In that time, I've watched the market bulge, shrink, grow, recede and, constantly, change. The consensus as I write this is that the hobby is shrinking. To counteract that, of course, we need to recruit new players. Hopefully, that's you.

RPGs are fun. They're worthwhile. They take more effort than a computer game but I believe you can get a different kind of payoff. Give it a try and you may come to agree. But I'm not just going to ask you to baldly trust my assertion. I'm going to see if I can explain the precise appeal of this peculiar habit that's absorbed so much of my time. In the process, I'm going to show you how to get the most fun out of it, by being a good player. At the same time, I'll warn you about the pitfalls of being a bad player. It's the whole package. Enjoy.

What's Gaming?

It's like Cops and Robbers, only with dice and rules to curtail the endless round of "I hit you!" "No you didn't!" disputes.

That's one standard explanation, but it's really only the thin edge of the wedge. It's the first step into the territory, but it merits some expansion.

Like Cops and Robbers, in roleplaying games you pretend to be someone else. Only in games, the characters are far more detailed than the generic cops or robbers who run around the yard shooting each other. The characters in RPGs are more like characters in novels or TV shows -- they grow and change over time, they have tastes and history and quirks and motivations. They exist, not only to do things, but also because they're interesting in and of themselves.

RPGs are games built through, and around, stories. The story progresses as the game is played. There isn't a winner or a loser, and there isn't a board, but there are dice and rules... a radical departure from standard Cops and Robbers.

The stated reason that most games have all these rules, with dice or cards or other random number generators to provide absolute impartiality, is that it "keeps things fair" and "resolves uncertain actions". I'm going to break with tradition and assert that this is a crock.

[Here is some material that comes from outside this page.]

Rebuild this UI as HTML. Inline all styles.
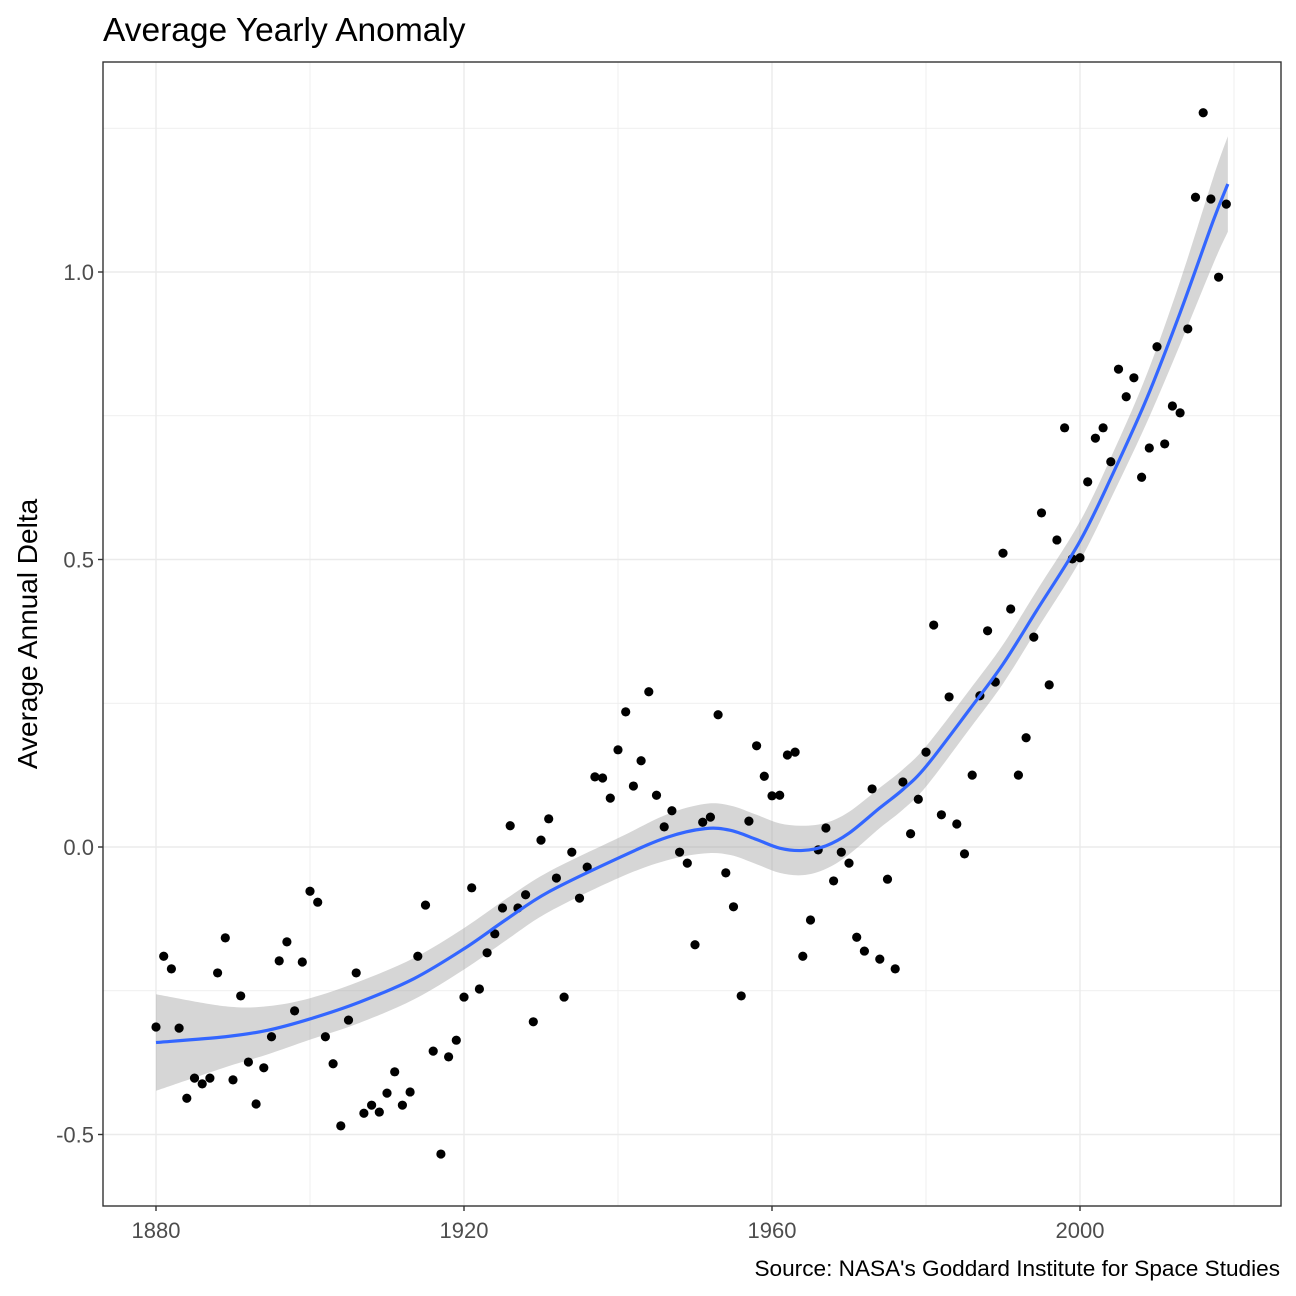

The dice are impartial, but their application and interpretation can be confusing and subjective, giving a decided edge to the guy who understands the rules best. The more complicated the game, the more advantage accrues to that guy. Known in the parlance as a "munchkin" or a "rules lawyer" or a "min-maxer," he's a player who tries to build his character for optimal performance in some area of play (stereotypically, it's combat). He also plays his character in such a fashion that events are resolved through his character's strengths. This is regarded as a bad thing.

Yet I find myself hesitant to dismiss a player who puts that much effort into his game. If only there was some way to harness that drive and make it a force for Good, not Annoyingness. Hm...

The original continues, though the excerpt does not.